Skip all pictures. Write out the data below from its first line through the line that contains "(pc) at (871,17)".

** Provided data **
########################################

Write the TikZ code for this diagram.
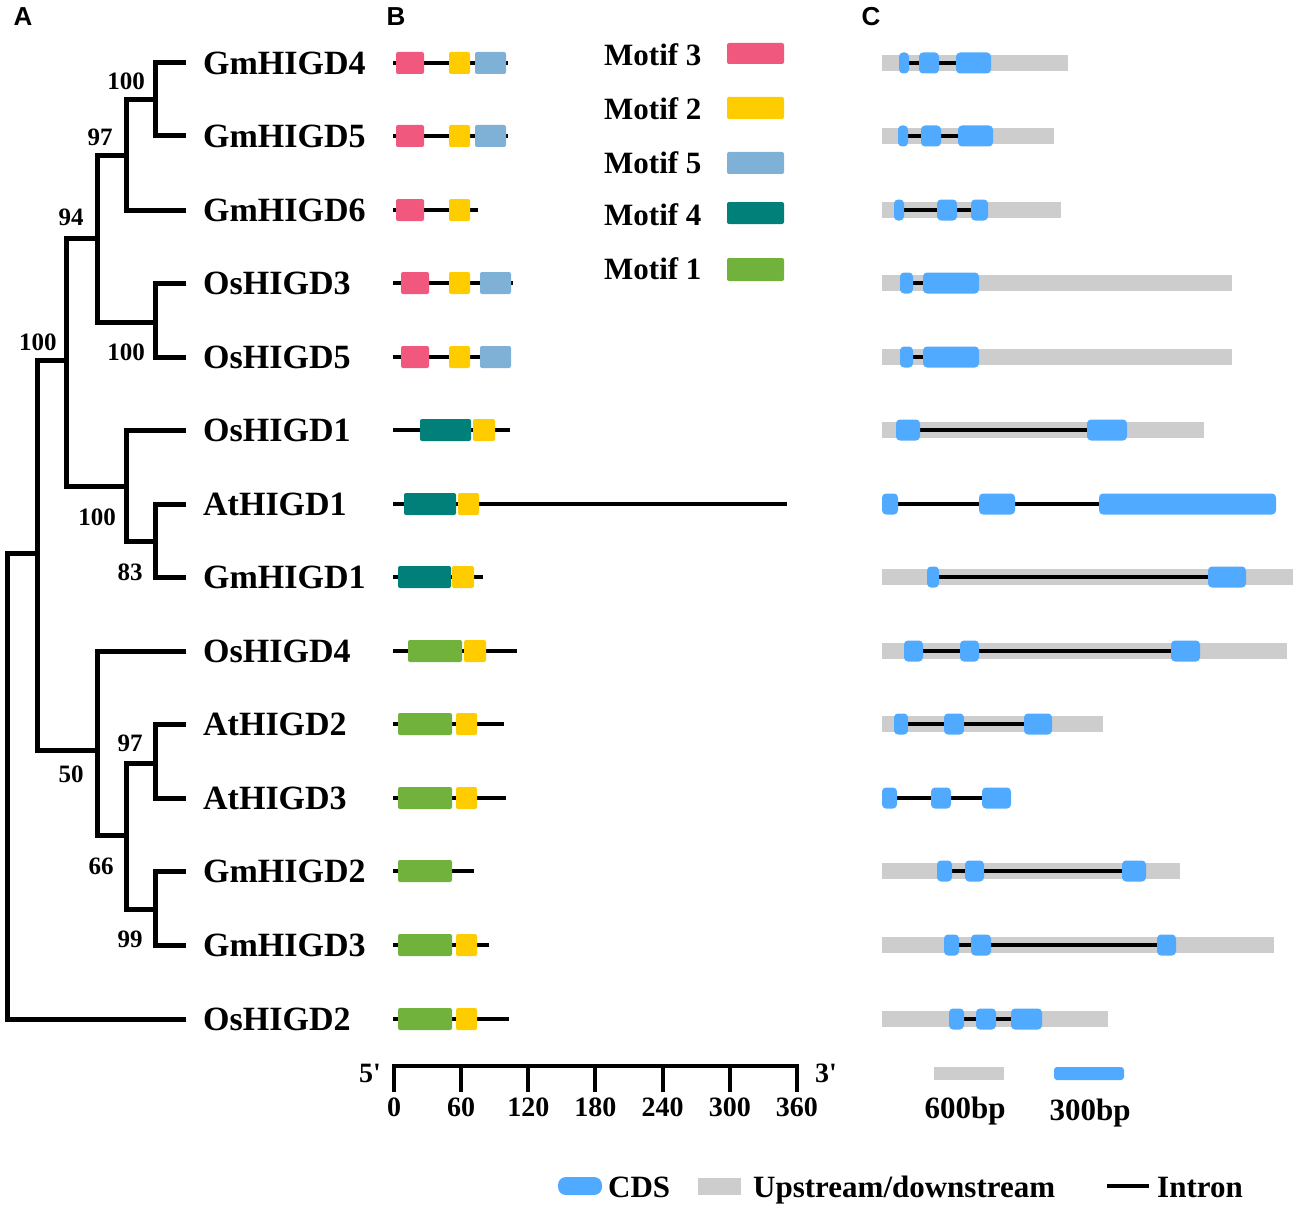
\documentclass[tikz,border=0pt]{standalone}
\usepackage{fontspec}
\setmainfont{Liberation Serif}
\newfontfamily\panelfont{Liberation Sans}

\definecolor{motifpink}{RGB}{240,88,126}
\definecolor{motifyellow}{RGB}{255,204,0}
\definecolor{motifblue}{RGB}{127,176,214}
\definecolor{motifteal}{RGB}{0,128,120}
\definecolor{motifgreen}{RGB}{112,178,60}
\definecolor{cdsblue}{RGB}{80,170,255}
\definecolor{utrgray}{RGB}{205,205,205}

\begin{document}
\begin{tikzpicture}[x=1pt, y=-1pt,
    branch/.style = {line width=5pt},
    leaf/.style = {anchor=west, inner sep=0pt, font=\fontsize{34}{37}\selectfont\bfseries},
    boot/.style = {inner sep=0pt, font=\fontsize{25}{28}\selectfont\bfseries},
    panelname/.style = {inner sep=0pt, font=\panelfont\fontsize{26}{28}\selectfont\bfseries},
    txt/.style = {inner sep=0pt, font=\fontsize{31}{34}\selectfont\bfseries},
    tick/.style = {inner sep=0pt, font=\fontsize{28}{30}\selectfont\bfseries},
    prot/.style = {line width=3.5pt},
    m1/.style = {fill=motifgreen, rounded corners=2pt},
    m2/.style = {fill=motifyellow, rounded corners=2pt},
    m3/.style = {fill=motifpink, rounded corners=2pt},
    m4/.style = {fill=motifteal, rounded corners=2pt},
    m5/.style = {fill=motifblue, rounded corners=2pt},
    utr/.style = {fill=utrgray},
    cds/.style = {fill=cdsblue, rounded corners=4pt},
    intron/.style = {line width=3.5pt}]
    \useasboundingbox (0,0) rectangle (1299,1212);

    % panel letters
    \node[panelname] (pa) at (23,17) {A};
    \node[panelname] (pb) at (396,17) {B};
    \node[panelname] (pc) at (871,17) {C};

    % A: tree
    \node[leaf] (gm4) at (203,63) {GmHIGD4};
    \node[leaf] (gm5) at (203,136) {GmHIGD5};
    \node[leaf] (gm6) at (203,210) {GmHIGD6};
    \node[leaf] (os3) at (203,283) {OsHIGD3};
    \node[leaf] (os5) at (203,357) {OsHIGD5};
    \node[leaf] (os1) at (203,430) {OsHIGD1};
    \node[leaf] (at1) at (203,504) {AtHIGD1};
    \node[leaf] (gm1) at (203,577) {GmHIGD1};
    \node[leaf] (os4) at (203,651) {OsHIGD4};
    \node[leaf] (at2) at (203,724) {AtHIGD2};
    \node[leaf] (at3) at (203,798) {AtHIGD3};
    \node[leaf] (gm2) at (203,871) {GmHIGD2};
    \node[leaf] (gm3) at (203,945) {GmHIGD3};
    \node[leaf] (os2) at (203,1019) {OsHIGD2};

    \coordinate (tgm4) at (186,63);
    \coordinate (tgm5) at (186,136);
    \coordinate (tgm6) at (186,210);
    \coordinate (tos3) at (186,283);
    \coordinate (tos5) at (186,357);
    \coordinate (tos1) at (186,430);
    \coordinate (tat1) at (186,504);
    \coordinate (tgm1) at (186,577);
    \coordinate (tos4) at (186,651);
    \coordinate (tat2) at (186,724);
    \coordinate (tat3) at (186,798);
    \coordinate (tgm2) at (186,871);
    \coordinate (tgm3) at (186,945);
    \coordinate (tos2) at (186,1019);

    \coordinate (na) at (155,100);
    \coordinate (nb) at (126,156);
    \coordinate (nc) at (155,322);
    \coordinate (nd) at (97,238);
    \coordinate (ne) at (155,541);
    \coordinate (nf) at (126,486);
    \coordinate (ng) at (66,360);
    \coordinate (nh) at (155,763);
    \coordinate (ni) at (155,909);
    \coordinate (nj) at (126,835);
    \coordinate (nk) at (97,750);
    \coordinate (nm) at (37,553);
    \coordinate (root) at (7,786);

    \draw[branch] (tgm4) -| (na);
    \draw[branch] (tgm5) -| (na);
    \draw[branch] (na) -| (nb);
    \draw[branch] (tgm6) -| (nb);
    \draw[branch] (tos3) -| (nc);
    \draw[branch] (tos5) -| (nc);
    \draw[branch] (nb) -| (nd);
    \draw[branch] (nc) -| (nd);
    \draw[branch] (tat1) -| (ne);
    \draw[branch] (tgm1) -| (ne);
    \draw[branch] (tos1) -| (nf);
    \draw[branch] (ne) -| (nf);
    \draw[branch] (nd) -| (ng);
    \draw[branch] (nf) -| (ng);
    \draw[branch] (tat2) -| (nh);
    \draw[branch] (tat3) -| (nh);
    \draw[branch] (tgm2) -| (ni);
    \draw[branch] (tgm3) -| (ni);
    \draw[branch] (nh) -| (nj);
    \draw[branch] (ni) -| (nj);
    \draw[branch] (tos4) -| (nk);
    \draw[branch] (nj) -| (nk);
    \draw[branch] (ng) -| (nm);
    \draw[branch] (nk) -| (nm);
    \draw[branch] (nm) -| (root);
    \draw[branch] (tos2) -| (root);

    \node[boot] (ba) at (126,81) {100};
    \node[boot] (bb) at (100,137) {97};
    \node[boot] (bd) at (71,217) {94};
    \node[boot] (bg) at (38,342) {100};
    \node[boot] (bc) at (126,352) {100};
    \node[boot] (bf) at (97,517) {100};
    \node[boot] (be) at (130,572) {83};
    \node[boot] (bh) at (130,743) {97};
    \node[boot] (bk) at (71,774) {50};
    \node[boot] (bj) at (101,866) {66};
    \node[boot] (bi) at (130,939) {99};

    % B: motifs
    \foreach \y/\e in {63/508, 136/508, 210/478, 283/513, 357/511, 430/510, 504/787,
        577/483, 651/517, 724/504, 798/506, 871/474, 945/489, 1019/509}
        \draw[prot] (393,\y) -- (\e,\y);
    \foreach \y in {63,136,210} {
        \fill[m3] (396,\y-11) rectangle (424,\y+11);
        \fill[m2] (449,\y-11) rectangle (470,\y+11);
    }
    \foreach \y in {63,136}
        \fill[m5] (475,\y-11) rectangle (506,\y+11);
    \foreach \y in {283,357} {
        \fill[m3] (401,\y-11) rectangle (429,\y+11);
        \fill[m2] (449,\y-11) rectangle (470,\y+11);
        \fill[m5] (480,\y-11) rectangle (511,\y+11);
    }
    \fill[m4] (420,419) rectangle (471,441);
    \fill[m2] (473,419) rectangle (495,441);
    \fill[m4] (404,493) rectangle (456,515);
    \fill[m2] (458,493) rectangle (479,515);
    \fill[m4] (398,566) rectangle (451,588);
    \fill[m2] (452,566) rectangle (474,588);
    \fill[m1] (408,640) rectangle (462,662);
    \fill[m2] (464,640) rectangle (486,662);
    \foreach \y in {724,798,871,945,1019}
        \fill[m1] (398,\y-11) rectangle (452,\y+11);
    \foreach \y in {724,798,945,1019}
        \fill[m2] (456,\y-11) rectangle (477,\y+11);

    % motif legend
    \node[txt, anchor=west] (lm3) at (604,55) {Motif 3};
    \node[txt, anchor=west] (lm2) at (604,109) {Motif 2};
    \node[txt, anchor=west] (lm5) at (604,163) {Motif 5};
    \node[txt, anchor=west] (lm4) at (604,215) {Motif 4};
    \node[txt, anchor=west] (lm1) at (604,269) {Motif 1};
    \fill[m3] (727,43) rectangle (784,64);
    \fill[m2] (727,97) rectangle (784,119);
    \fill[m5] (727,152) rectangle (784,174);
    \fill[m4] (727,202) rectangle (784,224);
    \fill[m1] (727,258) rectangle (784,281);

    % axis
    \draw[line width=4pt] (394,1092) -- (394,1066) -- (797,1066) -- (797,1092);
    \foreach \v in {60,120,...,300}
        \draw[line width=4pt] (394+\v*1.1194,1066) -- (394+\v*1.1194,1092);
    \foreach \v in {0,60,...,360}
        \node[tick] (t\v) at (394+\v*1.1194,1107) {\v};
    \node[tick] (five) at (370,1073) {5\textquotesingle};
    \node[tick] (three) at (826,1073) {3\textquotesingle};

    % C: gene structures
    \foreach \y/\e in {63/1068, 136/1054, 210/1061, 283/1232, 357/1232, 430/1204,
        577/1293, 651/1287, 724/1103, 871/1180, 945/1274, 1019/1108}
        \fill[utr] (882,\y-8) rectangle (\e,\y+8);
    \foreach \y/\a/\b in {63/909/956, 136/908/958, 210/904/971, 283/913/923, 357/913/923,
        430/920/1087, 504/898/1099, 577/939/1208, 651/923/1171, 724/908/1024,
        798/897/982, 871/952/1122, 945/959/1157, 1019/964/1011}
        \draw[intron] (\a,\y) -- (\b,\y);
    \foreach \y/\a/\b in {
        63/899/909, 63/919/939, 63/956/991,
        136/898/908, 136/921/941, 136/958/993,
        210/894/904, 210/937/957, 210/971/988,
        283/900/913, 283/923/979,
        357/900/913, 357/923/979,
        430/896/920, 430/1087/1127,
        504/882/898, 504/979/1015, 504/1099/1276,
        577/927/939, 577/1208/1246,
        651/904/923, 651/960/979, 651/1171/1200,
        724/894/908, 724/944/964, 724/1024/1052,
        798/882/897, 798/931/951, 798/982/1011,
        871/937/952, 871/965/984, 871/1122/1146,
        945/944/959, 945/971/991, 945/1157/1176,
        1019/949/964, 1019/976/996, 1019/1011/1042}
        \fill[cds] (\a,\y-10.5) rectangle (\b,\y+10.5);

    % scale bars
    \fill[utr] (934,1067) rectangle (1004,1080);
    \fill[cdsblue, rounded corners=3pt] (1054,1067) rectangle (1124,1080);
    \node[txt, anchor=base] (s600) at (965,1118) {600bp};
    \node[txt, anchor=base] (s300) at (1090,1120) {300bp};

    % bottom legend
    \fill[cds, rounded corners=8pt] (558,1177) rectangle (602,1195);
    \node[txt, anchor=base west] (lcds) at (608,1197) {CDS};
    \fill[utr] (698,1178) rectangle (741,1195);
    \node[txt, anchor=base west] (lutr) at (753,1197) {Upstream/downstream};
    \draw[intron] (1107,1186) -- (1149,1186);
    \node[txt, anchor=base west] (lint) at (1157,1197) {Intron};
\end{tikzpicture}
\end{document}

########################################

** The completed task **
Write the TikZ code for this diagram.
\documentclass[tikz,border=0pt]{standalone}
\usepackage{fontspec}
\setmainfont{Liberation Serif}
\newfontfamily\panelfont{Liberation Sans}

\definecolor{motifpink}{RGB}{240,88,126}
\definecolor{motifyellow}{RGB}{255,204,0}
\definecolor{motifblue}{RGB}{127,176,214}
\definecolor{motifteal}{RGB}{0,128,120}
\definecolor{motifgreen}{RGB}{112,178,60}
\definecolor{cdsblue}{RGB}{80,170,255}
\definecolor{utrgray}{RGB}{205,205,205}

\begin{document}
\begin{tikzpicture}[x=1pt, y=-1pt,
    branch/.style = {line width=5pt},
    leaf/.style = {anchor=west, inner sep=0pt, font=\fontsize{34}{37}\selectfont\bfseries},
    boot/.style = {inner sep=0pt, font=\fontsize{25}{28}\selectfont\bfseries},
    panelname/.style = {inner sep=0pt, font=\panelfont\fontsize{26}{28}\selectfont\bfseries},
    txt/.style = {inner sep=0pt, font=\fontsize{31}{34}\selectfont\bfseries},
    tick/.style = {inner sep=0pt, font=\fontsize{28}{30}\selectfont\bfseries},
    prot/.style = {line width=3.5pt},
    m1/.style = {fill=motifgreen, rounded corners=2pt},
    m2/.style = {fill=motifyellow, rounded corners=2pt},
    m3/.style = {fill=motifpink, rounded corners=2pt},
    m4/.style = {fill=motifteal, rounded corners=2pt},
    m5/.style = {fill=motifblue, rounded corners=2pt},
    utr/.style = {fill=utrgray},
    cds/.style = {fill=cdsblue, rounded corners=4pt},
    intron/.style = {line width=3.5pt}]
    \useasboundingbox (0,0) rectangle (1299,1212);

    % panel letters
    \node[panelname] (pa) at (23,17) {A};
    \node[panelname] (pb) at (396,17) {B};
    \node[panelname] (pc) at (871,17) {C};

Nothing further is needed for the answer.